La fabrication de voitures électriques est concentrée sur dix constructeurs automobiles, dont cinq (l’américain TESLA, les chinois BYD et BAIC, l’allemand BMW et le japonais Nissan) contrôlent 45 % du total.
Comme on pouvait s’y attendre, la demande (actuelle et prévue) de voitures électriques est concentrée géographiquement dans le Nord et socialement dans les segments à revenus élevés.
Les deux grandes exploitations minières de lithium du pays sont des fournisseurs stratégiques de deux grands constructeurs automobiles : le projet Olaroz à Jujuy, contrôlé par Toyota, et l’entreprise américaine Livent (Catamarca), qui a conclu un contrat d’approvisionnement à long terme avec BMW. Ainsi, les paysages agro-pastoraux et les territoires ancestraux – rebaptisés par les nouveaux pouvoirs de conquête « Triangle du lithium » – sont les nouvelles zones de sacrifice pour l’approvisionnement d’un marché mondial concentré, élitiste et exclusif.
Bien que l’on dise que le lithium est « essentiel » pour l' »énergie propre », aujourd’hui, en réalité, il est utilisé pour la fabrication d’une marchandise oligarchique par excellence : un produit de luxe, conçu et fabriqué par quelques-uns et pour quelques-uns ; non durable par excellence. Au début de la chaîne du lithium, les géocultures millénaires et les communautés à faibles émissions sont gravement menacées et risquent de disparaître ; à la fin, la consommation somptuaire d’une économie mondiale oligarchique.
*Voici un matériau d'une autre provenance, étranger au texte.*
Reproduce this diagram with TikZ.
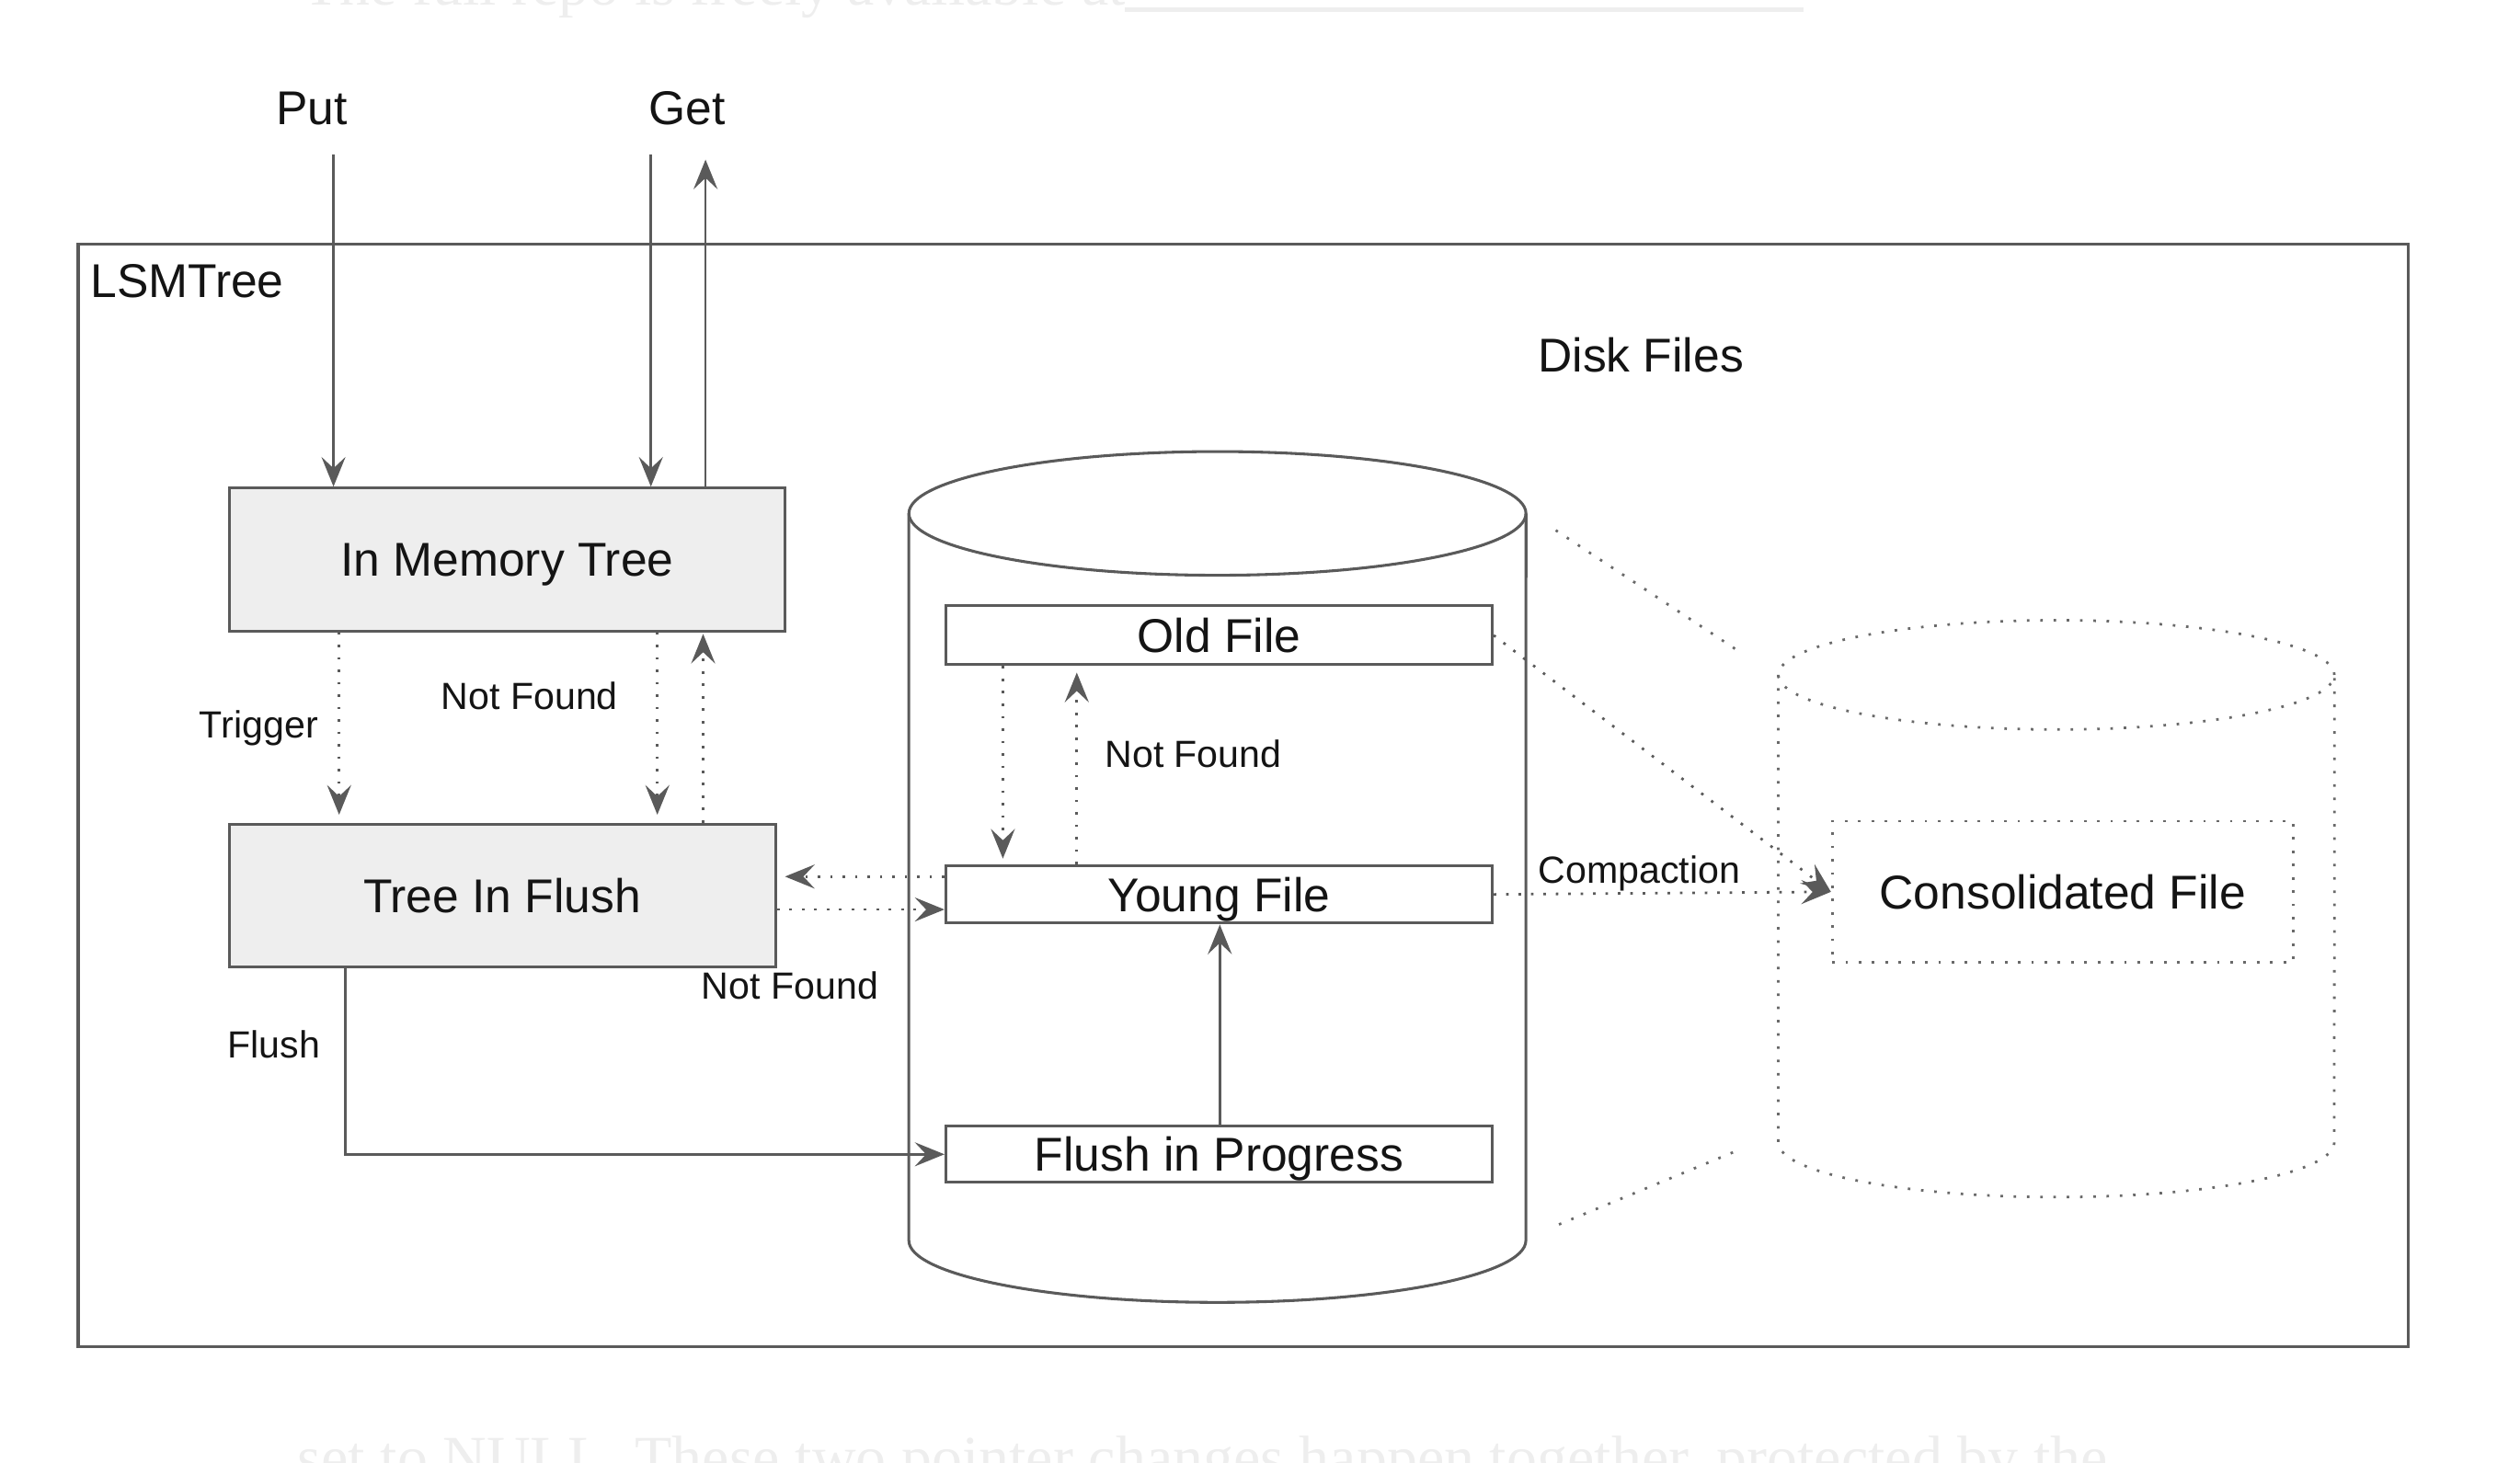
\documentclass[tikz,border=0pt]{standalone}
\usepackage{fontspec}
\setmainfont{Liberation Sans}
\newfontfamily\bgserif{Liberation Serif}
\usetikzlibrary{arrows.meta,calc}
\definecolor{ln}{RGB}{90,90,90}
\definecolor{dotc}{RGB}{105,105,105}
\definecolor{boxfill}{RGB}{238,238,238}
\definecolor{txt}{RGB}{20,20,20}
\definecolor{bgtxt}{RGB}{238,238,238}
\begin{document}
\begin{tikzpicture}[x=0.02cm, y=-0.02cm,
  bigfont/.style={font=\fontsize{16.8}{20}\selectfont},
  smallfont/.style={font=\fontsize{13.4}{16}\selectfont},
  lbl/.style={bigfont, text=txt, inner sep=0pt},
  slbl/.style={smallfont, text=txt, inner sep=0pt},
  membox/.style={draw=ln, line width=1pt, fill=boxfill, bigfont, text=txt, inner sep=0pt, text height=12pt, text depth=0pt},
  filebox/.style={draw=ln, line width=1pt, fill=white, bigfont, text=txt, inner sep=0pt, text height=12pt, text depth=0pt, minimum width=6.8cm},
  arrtip/.style={-{Stealth[length=10.5pt,width=8.5pt,inset=4pt]}},
  solidarr/.style={draw=ln, line width=0.8pt, arrtip},
  dotarr/.style={draw=ln, line width=0.9pt, dash pattern=on 0.9pt off 3.5pt, arrtip},
  dotline/.style={draw=dotc, line width=0.9pt, dash pattern=on 0.9pt off 3.8pt},
  cylline/.style={draw=ln, line width=1pt},
  bgline/.style={anchor=base west, inner sep=0pt, text=bgtxt, font=\bgserif\fontsize{21.5}{26}\selectfont},
]
\useasboundingbox (0,0) rectangle (1568,910);

% faint page text of the screenshot background
\node[bgline] (bgtop) at (188,3) {The full repo is freely available at};
\coordinate (ulA) at (700,6);
\coordinate (ulB) at (1122,6);
\draw[bgtxt, line width=1.5pt] (ulA) -- (ulB);
\node[bgline] (bgbot) at (185,920) {set to NULL. These two pointer changes happen together, protected by the};

% outer frame
\node[draw=ln, line width=1pt, minimum width=29cm, minimum height=13.72cm, inner sep=0pt] (lsm) at (773.5,495) {};
\node[lbl, anchor=base west] (lsmlbl) at (56,185.4) {LSMTree};
\node[lbl, anchor=base] (disklbl) at (1021,231.5) {Disk Files};
\node[lbl, anchor=base] (put) at (194,77.4) {Put};
\node[lbl, anchor=base] (get) at (427.5,77.4) {Get};

% memory boxes
\node[membox, minimum width=6.92cm, minimum height=1.778cm] (imt) at (315.5,348.15) {In Memory Tree};
\node[membox, minimum width=6.802cm, minimum height=1.78cm] (tif) at (312.55,557.4) {Tree In Flush};

% disk cylinder
\draw[cylline] (565.5,319.5) -- (565.5,772) arc[start angle=180, end angle=360, x radius=3.84cm, y radius=0.77cm] -- (949.5,319.5);
\draw[cylline] (757.5,319.5) ellipse [x radius=3.84cm, y radius=0.77cm];

\node[filebox, minimum height=0.734cm] (old) at (758.5,395.35) {Old File};
\node[filebox, minimum height=0.716cm] (young) at (758.5,556.6) {Young File};
\node[filebox, minimum height=0.70cm] (fip) at (758.5,718.35) {Flush in Progress};

% consolidated cylinder (dotted)
\draw[dotline] (1106.5,420) -- (1106.5,711) arc[start angle=180, end angle=360, x radius=3.46cm, y radius=0.68cm] -- (1452.5,420);
\draw[dotline] (1279.5,420) ellipse [x radius=3.46cm, y radius=0.68cm];
\node[draw=dotc, line width=0.9pt, dash pattern=on 0.9pt off 3.8pt, bigfont, text=txt, text height=12pt, text depth=0pt, inner sep=0pt, minimum width=5.74cm, minimum height=1.76cm] (cons) at (1283.5,555) {Consolidated File};

% small labels
\node[slbl, anchor=base] (lblTrig) at (161,459) {Trigger};
\node[slbl, anchor=base] (lblNF1) at (329.5,441.5) {Not Found};
\node[slbl, anchor=base] (lblNF2) at (742.5,477.5) {Not Found};
\node[slbl, anchor=base] (lblNF3) at (491.5,621.5) {Not Found};
\node[slbl, anchor=base] (lblFlush) at (170.5,658.5) {Flush};
\node[slbl, anchor=base] (lblComp) at (1020,549.5) {Compaction};

% connectors
\coordinate (putTop) at (207.5,96.3);
\coordinate (getTopIn) at (405,96.3);
\coordinate (getTopOut) at (439,99.3);
\draw[solidarr] (putTop) -- (putTop |- imt.north);
\draw[solidarr] (getTopIn) -- (getTopIn |- imt.north);
\draw[solidarr] (getTopOut |- imt.north) -- (getTopOut);

\draw[dotarr, shorten >=0.1cm] (imt.south -| 211,0) -- (tif.north -| 211,0);
\draw[dotarr, shorten >=0.1cm] (imt.south -| 409,0) -- (tif.north -| 409,0);
\draw[dotarr, shorten >=0.02cm] (tif.north -| 437.5,0) -- (imt.south -| 437.5,0);

\draw[dotarr, shorten >=0.1cm] (young.west |- 0,545.5) -- (tif.east |- 0,545.5);
\draw[dotarr] (tif.east |- 0,566) -- (young.west |- 0,566);
\draw[solidarr] (tif.south -| 215,0) |- (fip.west);
\draw[solidarr] (fip.north -| 759,0) -- (young.south -| 759,0);
\draw[dotarr, shorten >=0.07cm] (old.south -| 624,0) -- (young.north -| 624,0);
\draw[dotarr, shorten >=0.08cm] (young.north -| 670,0) -- (old.south -| 670,0);
\draw[dotarr] (young.east) -- (cons.west);
\draw[dotarr] (old.east) -- (cons.west);

\coordinate (zA1) at (968,330);
\coordinate (zA2) at (1083,406);
\coordinate (zB1) at (970,762);
\coordinate (zB2) at (1081,716);
\draw[dotline] (zA1) -- (zA2);
\draw[dotline] (zB1) -- (zB2);
\end{tikzpicture}
\end{document}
Les cultures qui ont créé l’habitabilité des régions de la Puna et des Hautes Andes savent que la lutte pour l’autonomie, l’autodétermination et l’indépendance implique de briser la chaîne : de cesser d’être les derniers maillons du mandat extractiviste qui régit le monde. Comme un message qui va au-delà de notre pays et qui nous interpelle en tant qu’espèce, en tant que communauté biotique, leur soulèvement veut nous avertir que – dans les nouvelles conditions géologiques que nous traversons – il serait préférable pour nous de laisser non seulement le pétrole sous terre, mais aussi le lithium dans ses zones humides.